In each of these structures, an arithmetic operation (either an addition or a multiplication) is assumed to be performed in unit time. In the case of a totally ordered lattice, it happens that the addition or multiplication of n elements can be performed in constant time with  $\mathcal{O}(n^2)$  processors on a CRCW-PRAM.

In the following, arithmetic circuits are represented by DAGs. The vertices are labeled as leaves, + or  $\times$  nodes, or  $\oplus$  or  $\otimes$  nodes. The out-degree of leaves is 0, the out-degree of +,  $\oplus$  and  $\otimes$  nodes is  $\geq$  1 (operations of variable arity), the out-degree of  $\times$  nodes is  $\leq$  2. The edges are directed top-down, from the operator to the operands; they are weighted with  $(a \times x)$ -like linear functions or  $(a \otimes x \oplus b)$ -like affine functions.

Notations: v and w denote nodes of the DAG, usually with w representing any child of v. The adjacency matrix associated to the DAG is denoted by U; its coefficients represent the linear or affine functions weighting the edges: if the function is linear, it is simply represented as a single coefficient whereas an affine function is represented as a pair of coefficients.

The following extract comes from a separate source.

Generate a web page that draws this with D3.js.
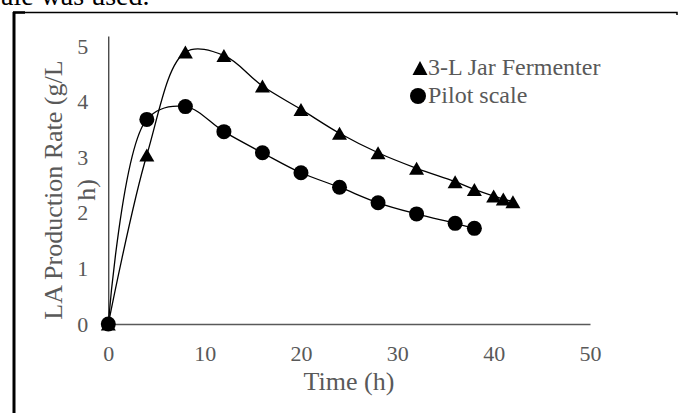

The four basic operations of the contraction algorithm are detailed in the following paragraphs.

### 2.2 Parallel evaluation algorithm

## Eval

The most obvious procedure is **Eval**: when a node knows the value of all its operands, it computes a value and becomes a leaf, *i.e.* it disconnects itself from its children.



Fig. 1. The Eval procedure.

This can be done with  $CREW_S(n^2, \log n)$  complexity and  $CRCW_L(n^2, 1)$  complexity in a totally ordered lattice.

## Group

We generalize the "MM" operation of MRK's algorithm. In the latter, they use only linear functions on the edges, and they group + operations by matrix products (which correspond to one step of a transitive closure computation), so as to transform two successive + nodes into a single one, and to compute the result of n-ary +.



Fig. 2. MRK's **Group**.

They define two matrices from the adjacency matrix:

- $U^{++}$  is the matrix of weights of the edges between two + nodes,
- $U^{+}$  is the matrix of weights of the edges from a + node to a  $\times$  node or to a leaf.

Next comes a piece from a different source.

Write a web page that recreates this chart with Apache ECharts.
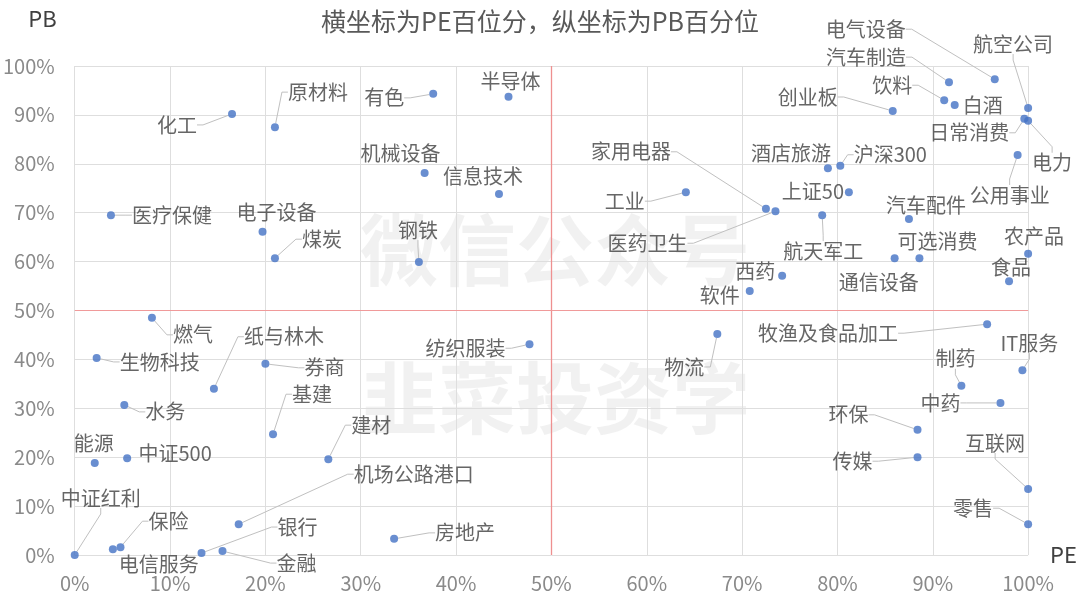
<!DOCTYPE html>
<html>
<head>
<meta charset="utf-8">
<title>PE/PB百分位散点图</title>
<script src="https://cdn.jsdelivr.net/npm/echarts@6/dist/echarts.min.js"></script>
<style>
  html, body { margin: 0; padding: 0; background: #fff; }
  #chart { width: 1080px; height: 600px; }
</style>
</head>
<body>
<div id="chart"></div>
<script>
// 行业 / 指数名称
const names = [
  '化工', '原材料', '有色', '半导体', '机械设备', '信息技术', '医疗保健', '电子设备', '煤炭', '钢铁',
  '燃气', '生物科技', '券商', '纸与林木', '纺织服装', '水务', '基建', '建材', '能源', '中证500',
  '机场公路港口', '房地产', '中证红利', '电信服务', '保险', '银行', '金融',
  '工业', '家用电器', '医药卫生', '酒店旅游', '沪深300', '上证50', '航天军工', '汽车配件', '通信设备',
  '可选消费', '农产品', '食品', '西药', '软件', '牧渔及食品加工', '物流', 'IT服务', '制药', '中药',
  '环保', '传媒', '互联网', '零售', '电气设备', '汽车制造', '饮料', '白酒', '创业板', '航空公司',
  '日常消费', '电力', '公用事业'
]

// 横坐标：PE百分位(%)
const peValues = [
  16.5, 21.0, 37.6, 45.5, 36.7, 44.5, 3.8, 19.7, 21.0, 36.1,
  8.1, 2.3, 20.0, 14.6, 47.7, 5.2, 20.8, 26.6, 2.1, 5.5,
  17.2, 33.5, 0, 4.0, 4.8, 13.3, 15.5,
  64.1, 72.5, 73.5, 79.0, 80.3, 81.2, 78.4, 87.5, 86.0,
  88.6, 100, 98.0, 74.2, 70.8, 95.7, 67.4, 99.4, 93.0, 97.1,
  88.4, 88.4, 100, 100, 96.5, 91.7, 91.2, 92.3, 85.8, 100,
  99.6, 100, 98.9
]

// 纵坐标：PB百分位(%)
const pbValues = [
  90.2, 87.5, 94.3, 93.7, 78.1, 73.8, 69.5, 66.1, 60.7, 59.9,
  48.5, 40.3, 39.1, 34.0, 43.1, 30.7, 24.7, 19.6, 18.8, 19.8,
  6.3, 3.3, 0, 1.2, 1.6, 0.4, 0.8,
  74.2, 70.8, 70.3, 79.1, 79.6, 74.2, 69.5, 68.7, 60.7,
  60.7, 61.6, 56.0, 57.1, 54.0, 47.2, 45.2, 37.8, 34.6, 31.1,
  25.6, 20.0, 13.5, 6.3, 97.3, 96.7, 93.0, 92.0, 90.8, 91.4,
  89.2, 88.8, 81.8
]

// 坐标轴刻度
const axisMin = 0
const axisMax = 100
const axisStep = 10
// 象限分割线
const splitValue = 50

// 标签相对于数据点的偏移（像素）
const labelOffset = {
  '化工': [-55, 11], '原材料': [43, -35], '有色': [-49, 4], '半导体': [2, -15],
  '机械设备': [-24, -20], '信息技术': [-16, -18], '医疗保健': [61, 0], '电子设备': [14, -19],
  '煤炭': [47, -19], '钢铁': [-1, -32], '燃气': [41, 17], '生物科技': [63, 4],
  '券商': [59, 4], '纸与林木': [70, -52], '纺织服装': [-64, 4], '水务': [41, 7],
  '基建': [39, -40], '建材': [43, -34], '能源': [-1, -20], '中证500': [48, -5],
  '机场公路港口': [175, -50], '房地产': [71, -6], '中证红利': [26, -57], '电信服务': [46, 15],
  '保险': [48, -26], '银行': [96, -26], '金融': [74, 12],
  '工业': [-61, 9], '家用电器': [-135, -57], '医药卫生': [-128, 32], '酒店旅游': [-37, -15],
  '沪深300': [50, -11], '上证50': [-36, -1], '航天军工': [1, 36], '汽车配件': [17, -14],
  '通信设备': [-16, 24], '可选消费': [18, -17], '农产品': [6, -17], '食品': [2, -14],
  '西药': [-27, -4], '软件': [-30, 4], '牧渔及食品加工': [-159, 9], '物流': [-33, 33],
  'IT服务': [7, -27], '制药': [-6, -27], '中药': [-60, 0], '环保': [-69, -15],
  '传媒': [-65, 4], '互联网': [-33, -46], '零售': [-55, -16], '电气设备': [-129, -50],
  '汽车制造': [-83, -25], '饮料': [-52, -15], '白酒': [28, 0], '创业板': [-85, -14],
  '航空公司': [-15, -64], '日常消费': [-55, 14], '电力': [24, 42], '公用事业': [-8, 40]
}

// 不画引导线的标签
const noLineNames = [
  '半导体', '机械设备', '信息技术', '电子设备', '能源', '中证500', '电信服务', '酒店旅游',
  '上证50', '汽车配件', '可选消费', '通信设备', '农产品', '食品', '西药', '软件', '白酒'
]

const fontFamily = '"Noto Sans CJK SC", "Noto Sans", sans-serif'
const splitColor = '#f09a9a'

const scatterData = names.map((name, i) => ({
  name: name,
  value: [peValues[i], pbValues[i]],
  labelLine: { show: noLineNames.indexOf(name) < 0 }
}))

const chart = echarts.init(document.getElementById('chart'))

const axisCommon = {
  type: 'value',
  min: axisMin,
  max: axisMax,
  interval: axisStep,
  axisLine: { show: false },
  axisTick: { show: false },
  splitLine: { show: true, lineStyle: { color: '#dedede', width: 1 } },
  axisLabel: {
    formatter: '{value}%',
    color: '#8a8a8a',
    fontSize: 20,
    fontFamily: fontFamily
  }
}

const option = {
  backgroundColor: '#ffffff',
  animation: false,
  title: {
    text: '横坐标为PE百位分，纵坐标为PB百分位',
    left: 'center',
    top: 4,
    textStyle: {
      fontSize: 25,
      fontWeight: 'normal',
      color: '#595959',
      fontFamily: fontFamily
    }
  },
  // 水印
  graphic: [
    {
      type: 'text',
      x: 555,
      y: 250,
      z: -10,
      silent: true,
      style: {
        text: '微信公众号',
        align: 'center',
        verticalAlign: 'middle',
        fill: 'rgba(0,0,0,0.055)',
        font: 'bold 78px "Noto Sans CJK SC"'
      }
    },
    {
      type: 'text',
      x: 555,
      y: 398,
      z: -10,
      silent: true,
      style: {
        text: '韭菜投资学',
        align: 'center',
        verticalAlign: 'middle',
        fill: 'rgba(0,0,0,0.055)',
        font: 'bold 78px "Noto Sans CJK SC"'
      }
    }
  ],
  grid: {
    left: 73,
    right: 48,
    top: 66,
    bottom: 45
  },
  xAxis: Object.assign({}, axisCommon, {
    name: 'PE',
    nameLocation: 'end',
    nameGap: 22,
    nameTextStyle: { fontSize: 22, color: '#404040', fontFamily: fontFamily, padding: [0, 0, 8, 0] },
    axisLabel: Object.assign({}, axisCommon.axisLabel, { margin: 18 })
  }),
  yAxis: Object.assign({}, axisCommon, {
    name: 'PB',
    nameLocation: 'end',
    nameGap: 36,
    nameTextStyle: { fontSize: 22, color: '#404040', fontFamily: fontFamily, align: 'right', padding: [0, 18, 0, 0] },
    axisLabel: Object.assign({}, axisCommon.axisLabel, { margin: 20 })
  }),
  series: [
    {
      type: 'scatter',
      z: 5,
      data: scatterData,
      symbolSize: 8,
      clip: false,
      itemStyle: { color: '#4472c4' },
      label: {
        show: true,
        formatter: '{b}',
        color: '#404040',
        fontSize: 20,
        fontFamily: fontFamily
      },
      labelLine: {
        show: true,
        length2: 6,
        lineStyle: { color: '#c0c0c0', width: 1 }
      },
      // 根据偏移表摆放标签
      labelLayout: function (params) {
        const off = labelOffset[names[params.dataIndex]] || [0, -15]
        const r = params.rect
        return {
          x: r.x + r.width / 2 + off[0],
          y: r.y + r.height / 2 + off[1],
          align: 'center',
          verticalAlign: 'middle'
        }
      },
      emphasis: { disabled: true },
      // 50% 分割线
      markLine: {
        silent: true,
        symbol: 'none',
        label: { show: false },
        lineStyle: { color: splitColor, type: 'solid', width: 1, opacity: 1 },
        data: [
          { xAxis: splitValue, lineStyle: { color: '#ee9090', width: 1.3 } },
          { yAxis: splitValue }
        ]
      }
    }
  ]
}

chart.setOption(option)
</script>
</body>
</html>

MRK's "MM" operation can then be defined as

$$\begin{cases} U^{+\cdot} &\longleftarrow U^{++}.U^{+\cdot} + U^{+\cdot} \\ \text{followed by} & U^{++} &\longleftarrow U^{++}.U^{++} \end{cases}$$

As far as lattices are concerned, since  $\oplus$  and  $\otimes$  are symmetric,  $\otimes$  nodes are grouped as well as  $\oplus$ , and thus we define four auxiliary matrices from the adjacency matrix U:

- $U^{\oplus \oplus}$  (resp.  $U^{\otimes \otimes}$ ) is the matrix of weights of the edges between two ⊕ (resp.  $\otimes$ ) nodes,
- $U^{\oplus}$  (resp.  $U^{\otimes}$ ) is the matrix of weights of the edges from a  $\oplus$  (resp.  $\otimes$ ) node to a  $\otimes$  (resp.  $\oplus$ ) node or to a leaf.

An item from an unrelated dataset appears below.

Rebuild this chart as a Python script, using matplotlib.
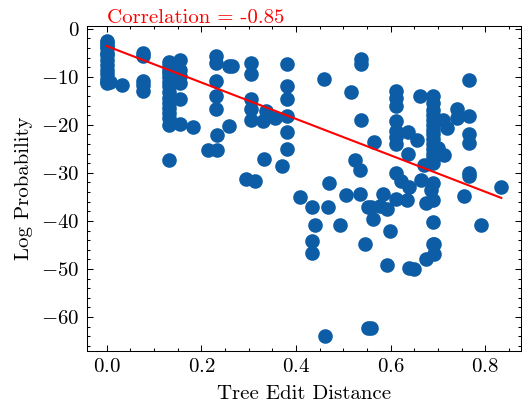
import matplotlib
matplotlib.use("Agg")
import matplotlib.pyplot as plt
import numpy as np
from matplotlib.ticker import MultipleLocator

# Tree edit distance vs log probability
x_col0 = [0.0] * 13 + [0.007]
y_col0 = [-2.5, -3.0, -3.5, -4.0, -5.0, -5.5, -6.5, -7.5, -8.5, -9.5, -10.5, -11.0, -11.3, -11.0]

x_col1 = [0.032, 0.076, 0.076, 0.076, 0.076, 0.076]
y_col1 = [-11.8, -5.0, -5.6, -10.8, -11.8, -13.0]

x_col2 = [0.132] * 15
y_col2 = [-7.0, -7.8, -8.5, -9.3, -10.0, -11.0, -12.0, -13.2, -14.5, -15.5,
          -16.5, -17.5, -18.5, -20.1, -27.4]

x_col3 = [0.154] * 6 + [0.182]
y_col3 = [-6.6, -8.5, -9.8, -11.3, -14.6, -19.9, -20.5]

x_mid = [0.232, 0.232, 0.232, 0.232, 0.232, 0.234, 0.214, 0.234, 0.258, 0.258,
         0.265, 0.305, 0.305, 0.305, 0.305, 0.305, 0.330, 0.337, 0.356,
         0.382, 0.382, 0.382, 0.382, 0.382, 0.382, 0.332, 0.370, 0.295, 0.314,
         0.460, 0.516, 0.537, 0.537, 0.537]
y_mid = [-5.6, -7.1, -10.9, -13.9, -16.7, -22.2, -25.3, -25.3, -7.8, -20.3,
         -7.8, -7.1, -9.5, -14.6, -16.8, -19.0, -19.2, -17.2, -18.5,
         -7.4, -12.0, -14.6, -18.2, -21.5, -25.1, -27.1, -28.5, -31.25, -31.75,
         -10.4, -13.2, -6.2, -7.4, -19.0]

x_low = [0.409, 0.433, 0.470, 0.468, 0.441, 0.493, 0.505, 0.525, 0.535, 0.535,
         0.434, 0.434, 0.553, 0.547, 0.462, 0.553, 0.565, 0.584, 0.558, 0.577,
         0.593, 0.563, 0.598, 0.593, 0.558]
y_low = [-35.1, -37.1, -32.2, -37.2, -40.9, -40.9, -34.7, -27.4, -29.3, -34.4,
         -44.2, -46.7, -37.1, -44.9, -64.0, -62.3, -23.6, -34.3, -37.0, -36.8,
         -37.6, -39.6, -42.0, -49.1, -62.3]

x_right = [0.612, 0.612, 0.612, 0.612, 0.612, 0.612, 0.612, 0.637, 0.637,
           0.612, 0.621, 0.639, 0.612, 0.634, 0.656, 0.665, 0.670, 0.675,
           0.639, 0.649, 0.674, 0.663]
y_right = [-13.0, -14.4, -16.0, -19.3, -21.3, -22.5, -24.0, -21.4, -26.0,
           -30.0, -31.75, -32.9, -35.4, -35.6, -23.1, -31.4, -28.3, -36.3,
           -49.8, -50.0, -47.9, -14.0]

x_col69 = [0.689] * 14 + [0.689, 0.686, 0.689, 0.689, 0.689, 0.691, 0.691, 0.700]
y_col69 = [-14.0, -15.5, -17.0, -18.0, -19.0, -20.0, -21.0, -22.0, -23.0, -24.0,
           -25.0, -26.0, -27.0, -28.0, -32.2, -33.6, -35.6, -40.3, -44.9, -44.9,
           -46.8, -24.9]

x_far = [0.712, 0.711, 0.719, 0.740, 0.740, 0.766, 0.766, 0.766, 0.766, 0.765,
         0.765, 0.756, 0.792, 0.834]
y_far = [-26.2, -18.9, -20.6, -16.7, -18.5, -10.6, -18.2, -22.0, -23.75, -30.0,
         -30.6, -34.9, -40.8, -32.9]

# fitted trend line as shown in the reference (many points overlap, so
# the visible dots alone do not reproduce it)
fit_intercept = -3.6
fit_slope = -37.9

corr_label = "Correlation = -0.85"

x = np.array(x_col0 + x_col1 + x_col2 + x_col3 + x_mid + x_low + x_right + x_col69 + x_far)
y = np.array(y_col0 + y_col1 + y_col2 + y_col3 + y_mid + y_low + y_right + y_col69 + y_far)

# science-style look
plt.rcParams.update({
    "font.family": "cmr10",
    "mathtext.fontset": "cm",
    "axes.formatter.use_mathtext": True,
    "font.size": 10,
    "axes.linewidth": 0.5,
    "xtick.direction": "in",
    "ytick.direction": "in",
    "xtick.top": True,
    "ytick.right": True,
    "xtick.major.size": 3,
    "ytick.major.size": 3,
    "xtick.minor.size": 1.5,
    "ytick.minor.size": 1.5,
    "xtick.major.width": 0.5,
    "ytick.major.width": 0.5,
    "xtick.minor.width": 0.5,
    "ytick.minor.width": 0.5,
    "xtick.minor.visible": True,
    "ytick.minor.visible": True,
})

fig = plt.figure(figsize=(522 / 150, 407 / 150), dpi=150)
ax = fig.add_axes([87 / 522, 56 / 407, 434 / 522, 325 / 407])

ax.scatter(x, y, color="#0C5DA5", s=36, zorder=2)

xs = np.array([x.min(), x.max()])
ax.plot(xs, fit_slope * xs + fit_intercept, color="red", linewidth=1.0, zorder=3)

ax.xaxis.set_major_locator(MultipleLocator(0.2))
ax.xaxis.set_minor_locator(MultipleLocator(0.05))
ax.yaxis.set_major_locator(MultipleLocator(10))
ax.yaxis.set_minor_locator(MultipleLocator(2))

ax.set_xlabel("Tree Edit Distance")
ax.set_ylabel("Log Probability")

ax.text(0.0, 1.009, corr_label, color="red", transform=ax.get_xaxis_transform(),
        ha="left", va="baseline")

fig.savefig("out.png", dpi=150)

The grouping operation can be written as matrices operations:

$$\begin{cases} U^{\oplus \cdot} &\longleftarrow U^{\oplus \oplus}.U^{\oplus \cdot} + U^{\oplus \cdot} \\ \text{followed by} & U^{\oplus \oplus} &\longleftarrow U^{\oplus \oplus}.U^{\oplus \oplus} \end{cases}$$

and

$$\begin{cases} U^{\otimes \cdot} &\longleftarrow U^{\otimes \otimes}.U^{\otimes \cdot} + U^{\otimes \cdot} \\ \text{followed by} & U^{\otimes \otimes} &\longleftarrow U^{\otimes \otimes}.U^{\otimes \otimes} \end{cases}$$

Since the coefficients of the matrices represent affine functions, usual matrix products can not be used and have to be slightly modified:

$$(A.B)_{i,j} = \bigoplus_{k=1}^{n} A_{i,k}(x) \circ B_{k,j}(x)$$

when  $\oplus$  nodes are grouped, and

$$(A.B)_{i,j} = \bigotimes_{k=1}^{n} A_{i,k}(x) \circ B_{k,j}(x)$$

when  $\otimes$  nodes are grouped.

The **Group** procedure has the same complexity as a matrix product:

$$CREW_S(M(n), \log n),$$

where M(n) is the minimal number of processors required to multiply two  $n \times n$  matrices in time  $\mathcal{O}(\log n)$ , and  $CRCW_L(M'(n), 1)$  in a totally ordered lattice, where M'(n) is the minimal number of processors required to multiply two  $n \times n$  matrices in time  $\mathcal{O}(1)$ . M(n) is roughly bounded by  $\mathcal{O}(n^3)$ , and M'(n) by  $\mathcal{O}(n^4)$ .

## **PartialEval**

This procedure and the following one form a generalization of MRK's **Shunt** of  $\times$  nodes; they allow one to shunt both  $\oplus$  and  $\otimes$  nodes.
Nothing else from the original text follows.